I know I’m watching something good when, after an hour of nursing my insultingly overpriced soda, I decide that for the movie’s remaining time I will try to resist any and all temptations to stand up from my seat—be they from my bladder, my buzzing cell phone, or otherwise.
I know I’m watching something excellent when my napkin transformed into a deformed stress-clump inside my hand, and I don’t know (or care) how much time has passed.
Directed by Damien Chazelle, “Whiplash” falls into the second category. The film’s title is simultaneously indicative of the film’s themes and directly lifted from one of the two key pieces of music in the story.
The film follows the interactions between Andrew, a freshman jazz drummer in the country’s most prestigious music conservatory, and Fletcher, his terrifying professor (bald, loud, and dressed in all-black, of course) who says things like, “Can you clean the blood off my drum kit?”
As a viewer, it was thrilling to see a representation of the relationship between jazz, all of its pleasures and intricacies included, and suffering. After all, art and suffering often go hand in hand: The depths of Vincent Van Gogh’s depression and loneliness were catalogued in his paintings, and Johnny Cash’s personal tragedies and lifelong substance abuse heavily influenced his lyrics, to name just two examples.

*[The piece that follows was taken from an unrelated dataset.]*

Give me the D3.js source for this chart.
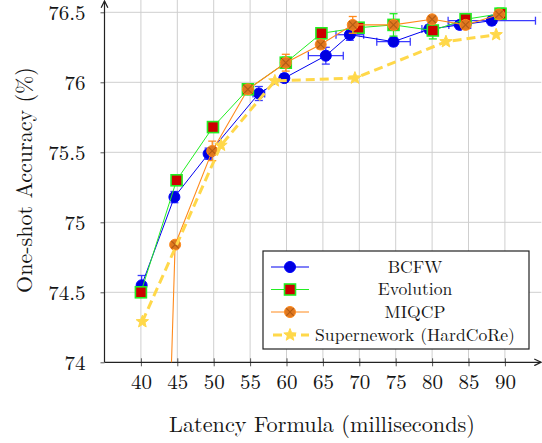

J.K. Simmons, known mostly for his role as Peter Parker’s mustached boss in the early 2000’s Spider-Man movies and his turn as the State Farm Insurance guy, takes command of a demanding starring role. He plays the part of Fletcher with the necessary fury and restraint to make his character intimidating, but believable. He justifies his cruelty by saying that it’s necessary to find greatness, and Andrew (Miles Teller) drives himself to the brink of insanity to achieve it.
In the most general sense, the story is about music, but its intrigue comes from exploring the dichotomy between lacking and abusing control. Although the film is bookended by similar scenes—Andrew drumming while being observed by Fletcher—the shift in control between the two scenes and people culminates in one of the best endings of a film I’ve seen in the past year.
“Whiplash” surprised me, frustrated me, and impressed me.
It blended purposeful cinematography, excellent acting, a startlingly simple story line, its contagious music (I haven’t stopped listening to Duke Ellington’s “Caravan”), and its theme of power into a neat 107 minutes, managing to leave everything in a satisfied disarray.